Friday, April 26, 2013 | 4:13 p.m.
Panels from the AIDS Memorial Quilt have made their way to Southern Nevada.
Three of the quilt's panels honoring those from Southern Nevada who have died from HIV/AIDS are on display through the end of the month at the headquarters of Aid for AIDS of Nevada (AFAN), 1120 Almond Tree Lane, Las Vegas. Hours at the office are 8 a.m.-noon and 1 p.m. to 5 p.m. weekdays.
The NAMES Project Foundation, an Atlanta-based organization founded in 1987, is the caretaker of the AIDS Memorial Quilt, a continually growing patchwork of names designed to humanize the devastation and threat of AIDS and bring public attention to the epidemic.

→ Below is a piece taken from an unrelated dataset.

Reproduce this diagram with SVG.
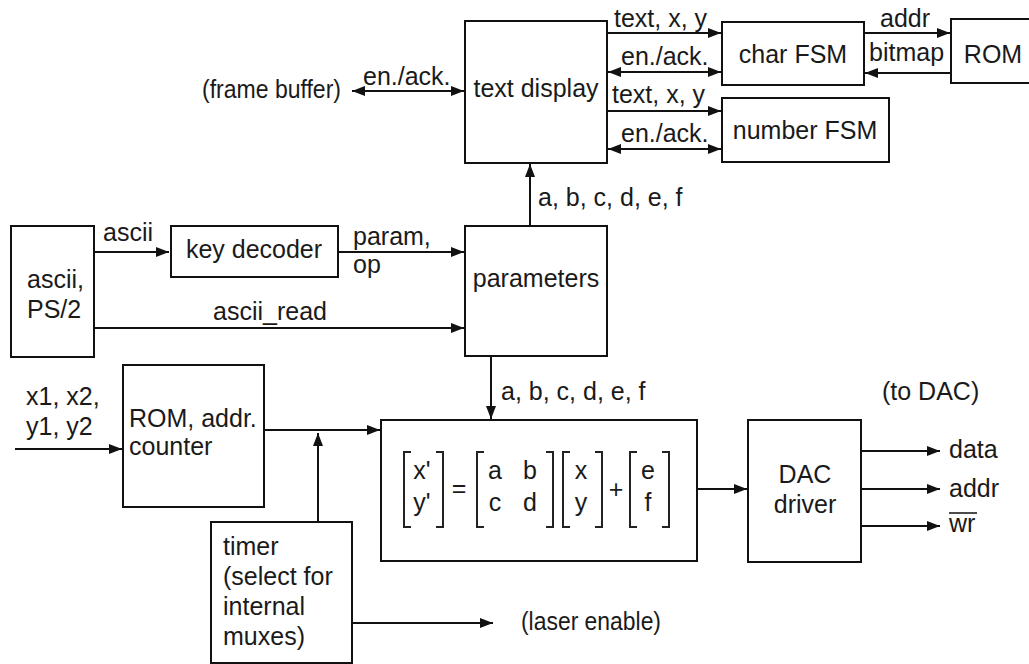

“It was a way of making a statement that this is a crisis and it’s going to continue to be a crisis,” Antioco Carillo, AFAN’s executive director, said about the genesis of the AIDS Memorial Quilt, which dates to 1985. Today, the quilt now displays more than 94,000 names and covers more than 1.3 million square feet, according to the NAMES Project.
The three quilt panels at AFAN are among the 48,000 such memorials across the nation.

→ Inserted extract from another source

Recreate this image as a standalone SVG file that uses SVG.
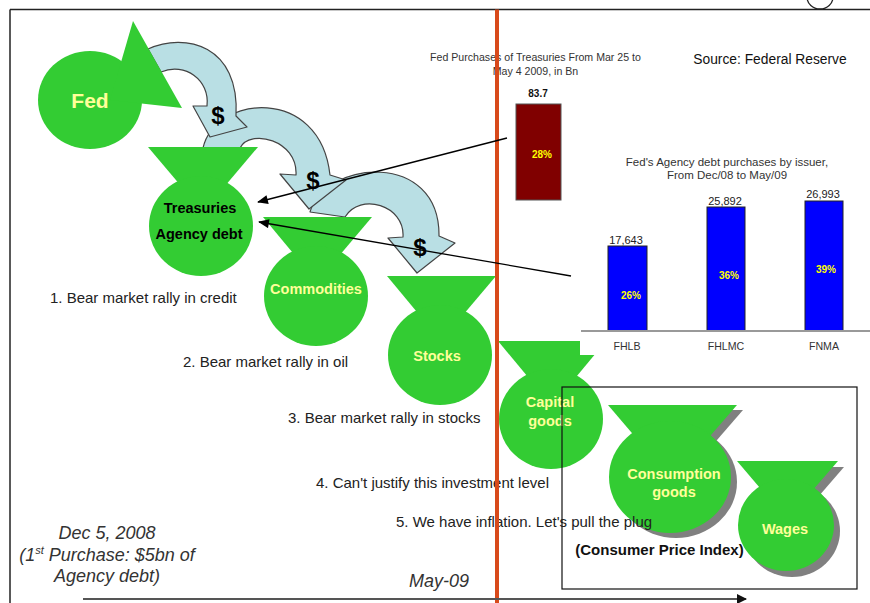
<svg xmlns="http://www.w3.org/2000/svg" width="870" height="603" viewBox="0 0 870 603">
<defs>
<style>
.bag{fill:#33CC33;}
.sh{fill:#808080;}
.arw{fill:#B9DFE4;stroke:#444;stroke-width:1.2;stroke-linejoin:round;}
.dol{font-family:"Liberation Sans",Arial,sans-serif;font-weight:bold;font-size:24px;fill:#000;text-anchor:middle;}
.yl{font-family:"Liberation Sans",Arial,sans-serif;font-weight:bold;font-size:14.5px;fill:#FFFF99;text-anchor:middle;}
.bk{font-family:"Liberation Sans",Arial,sans-serif;font-weight:bold;font-size:14.5px;fill:#000;text-anchor:middle;}
.txt{font-family:"Liberation Sans",Arial,sans-serif;font-size:15px;fill:#222;}
.it{font-family:"Liberation Sans",Arial,sans-serif;font-style:italic;font-size:18px;fill:#333;text-anchor:middle;}
.ct{font-family:"Liberation Sans",Arial,sans-serif;font-size:10.6px;fill:#333;text-anchor:middle;}
.ca{font-family:"Liberation Sans",Arial,sans-serif;font-size:11.5px;fill:#333;text-anchor:middle;}
.cv{font-family:"Liberation Sans",Arial,sans-serif;font-size:11px;fill:#222;text-anchor:middle;}
.pc{font-family:"Liberation Sans",Arial,sans-serif;font-weight:bold;font-size:10px;fill:#FFFF00;text-anchor:middle;}
.conn{stroke:#000;stroke-width:1.3;fill:none;}
</style>
<marker id="ah" viewBox="0 0 12 10" refX="11" refY="5" markerWidth="12" markerHeight="9" markerUnits="userSpaceOnUse" orient="auto">
<path d="M0,0 L12,5 L0,10 Z" fill="#000"/>
</marker>
<marker id="ah2" viewBox="0 0 10 10" refX="9" refY="5" markerWidth="10" markerHeight="10" markerUnits="userSpaceOnUse" orient="auto">
<path d="M0,0 L10,5 L0,10 Z" fill="#111"/>
</marker>
</defs>
<rect x="0" y="0" width="870" height="603" fill="#fff"/>
<!-- frame -->
<line x1="10" y1="9.5" x2="870" y2="9.5" stroke="#222" stroke-width="1.5"/>
<line x1="10" y1="9.5" x2="10" y2="603" stroke="#222" stroke-width="1.5"/>
<ellipse cx="820" cy="-3" rx="13" ry="12" fill="none" stroke="#222" stroke-width="1.3"/>

<!-- curved $ arrows -->
<g id="flow-arrows">
<path class="arw" d="M310,212 C325,160 440,150 439,236 L455,243 L417,273 L388,238 L403,237 C405,205 360,192 345,217 Z"/>
<path class="arw" d="M203,148 C215,95 320,85 330,175 L346,180 L309,209 L280,174 L296,175 C298,140 250,128 240,148 Z"/>
<path class="arw" d="M148,49 C185,32 240,45 236,116 L247,127 L210,137 L193,106 L207,106 C210,80 185,62 161,72 Z"/>
<text class="dol" x="218" y="124">$</text>
<text class="dol" x="313" y="189">$</text>
<text class="dol" x="420" y="256">$</text>
</g>

<g id="fed">
<ellipse class="bag" cx="90" cy="100" rx="52" ry="49"/>
<polygon class="bag" points="133,21 182,108 110,100"/>
<text x="90" y="108" style="font-family:'Liberation Sans',Arial,sans-serif;font-weight:bold;font-size:21px;fill:#FFFF99;text-anchor:middle">Fed</text>
</g>

<g id="treasuries">
<polygon class="bag" points="148,147 258,147 203,212"/>
<ellipse class="bag" cx="201" cy="226" rx="52" ry="50"/>
<text class="bk" x="200" y="213">Treasuries</text>
<text class="bk" x="199" y="239">Agency debt</text>
</g>

<g id="commodities">
<polygon class="bag" points="263,217 372,217 317,282"/>
<ellipse class="bag" cx="316" cy="296" rx="52" ry="50"/>
<text class="yl" x="316" y="294">Commodities</text>
</g>

<g id="stocks">
<polygon class="bag" points="387,276 496,276 441,341"/>
<ellipse class="bag" cx="440" cy="355" rx="52" ry="50"/>
<text class="yl" x="437" y="361">Stocks</text>
</g>

<g id="capital-goods">
<polygon class="bag" points="498,341 606,341 552,406"/>
<ellipse class="bag" cx="551" cy="419" rx="52" ry="50"/>
<text class="yl" x="550" y="407">Capital</text>
<text class="yl" x="550" y="426">goods</text>
</g>

<!-- chart background covering -->
<rect x="580" y="150" width="290" height="205" fill="#fff"/>

<g id="consumption-goods">
<polygon class="sh" points="614,410 743,410 678,485"/>
<ellipse class="sh" cx="676" cy="482" rx="61" ry="56"/>
<polygon class="bag" points="608,405 737,405 672,480"/>
<ellipse class="bag" cx="670" cy="477" rx="61" ry="56"/>
<text class="yl" x="674" y="479">Consumption</text>
<text class="yl" x="674" y="497">goods</text>
</g>

<g id="wages">
<polygon class="sh" points="743,467 844,467 793,526"/>
<ellipse class="sh" cx="792" cy="531" rx="48" ry="46"/>
<polygon class="bag" points="737,461 838,461 787,520"/>
<ellipse class="bag" cx="786" cy="525" rx="48" ry="46"/>
<text class="yl" x="785" y="534">Wages</text>
</g>

<!-- treasury chart -->
<g id="treasury-chart">
<text class="ct" x="535.5" y="61">Fed Purchases of Treasuries From Mar 25 to</text>
<text class="ct" x="535.5" y="75">May 4 2009, in Bn</text>
<text x="538" y="97" style="font-family:'Liberation Sans',Arial,sans-serif;font-weight:bold;font-size:10px;fill:#111;text-anchor:middle">83.7</text>
<rect x="516" y="104" width="45" height="96" fill="#800000" stroke="#555" stroke-width="1"/>
<text class="pc" x="542" y="158">28%</text>
<text x="770" y="64" style="font-family:'Liberation Sans',Arial,sans-serif;font-size:13.8px;fill:#111;text-anchor:middle">Source: Federal Reserve</text>
</g>

<g id="agency-chart">
<text class="ca" x="727" y="166">Fed's Agency debt purchases by issuer,</text>
<text class="ca" x="727" y="179">From Dec/08 to May/09</text>
<rect x="608" y="246" width="39" height="85" fill="#0000FF" stroke="#222" stroke-width="1"/>
<rect x="707" y="207" width="38" height="124" fill="#0000FF" stroke="#222" stroke-width="1"/>
<rect x="805" y="201" width="38" height="130" fill="#0000FF" stroke="#222" stroke-width="1"/>
<line x1="581" y1="331" x2="870" y2="331" stroke="#999" stroke-width="2"/>
<text class="cv" x="626" y="244">17,643</text>
<text class="cv" x="725" y="205">25,892</text>
<text class="cv" x="823" y="198">26,993</text>
<text class="pc" x="631" y="299">26%</text>
<text class="pc" x="729" y="279">36%</text>
<text class="pc" x="826" y="273">39%</text>
<text class="ct" x="627" y="350">FHLB</text>
<text class="ct" x="726" y="350">FHLMC</text>
<text class="ct" x="824" y="350">FNMA</text>
</g>

<!-- labels -->
<text class="txt" x="50" y="303">1. Bear market rally in credit</text>
<text class="txt" x="183" y="367">2. Bear market rally in oil</text>
<text class="txt" x="288" y="423">3. Bear market rally in stocks</text>
<text class="txt" x="316" y="488">4. Can't justify this investment level</text>
<text class="txt" x="396" y="527">5. We have inflation. Let's pull the plug</text>

<text class="it" x="107" y="539">Dec 5, 2008</text>
<text class="it" x="107" y="561">(1<tspan font-size="11" dy="-7">st</tspan><tspan dy="7"> Purchase: $5bn of</tspan></text>
<text class="it" x="107" y="582">Agency debt)</text>
<text class="it" x="439" y="587">May-09</text>

<g id="cpi">
<rect x="562" y="387" width="295" height="202" fill="none" stroke="#111" stroke-width="1.2"/>
<text x="659.5" y="555" style="font-family:'Liberation Sans',Arial,sans-serif;font-weight:bold;font-size:15px;fill:#111;text-anchor:middle">(Consumer Price Index)</text>
</g>

<!-- red divider -->
<line x1="497" y1="9.5" x2="497" y2="603" stroke="#D84A1B" stroke-width="4"/>

<!-- connectors -->
<g id="connectors">
<line class="conn" x1="507" y1="138" x2="258" y2="202" marker-end="url(#ah)"/>
<line class="conn" x1="571" y1="276" x2="259" y2="222" marker-end="url(#ah)"/>
<line x1="83" y1="599" x2="746" y2="599" stroke="#555" stroke-width="2" marker-end="url(#ah2)"/>
</g>
</svg>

Bringing the panels to Las Vegas occurred only after a months-long application process to secure the rights to borrow the panels. With a little help from an endorsement from the Clark County Health District, the AFAN got the panels April 5.
The AIDS Memorial Quilt is important in that it helps people remember when things were far worse, Carillo said, when doctors were afraid of AIDS patients and when many thought the disease could be spread with a handshake.
“If you put yourself into the process of what it takes to make these, it gets very emotional,” Carillo said. “Twenty years, or 50 years, or a 100 years from now, we want to preserve this crisis we went through when no one was paying attention.”
Back then, casualties from the disease were mounting. AIDS was poorly understood, and the medical advancements of today were still decades away from existence. The disease was seen as a death sentence, and Carillo knew many who would max out their credit cards once diagnosed as a final farewell to life.
The quilt panels can help people remember those times when the outlook for AIDS patients was at its worst, and for the loved ones that made an important impact.
The quilt is a way of coping with the grief, and of remembering the best qualities of the fallen: what they looked like, who they were, and who they hoped to become. It’s key, Carillo said, to keeping some part of the person alive.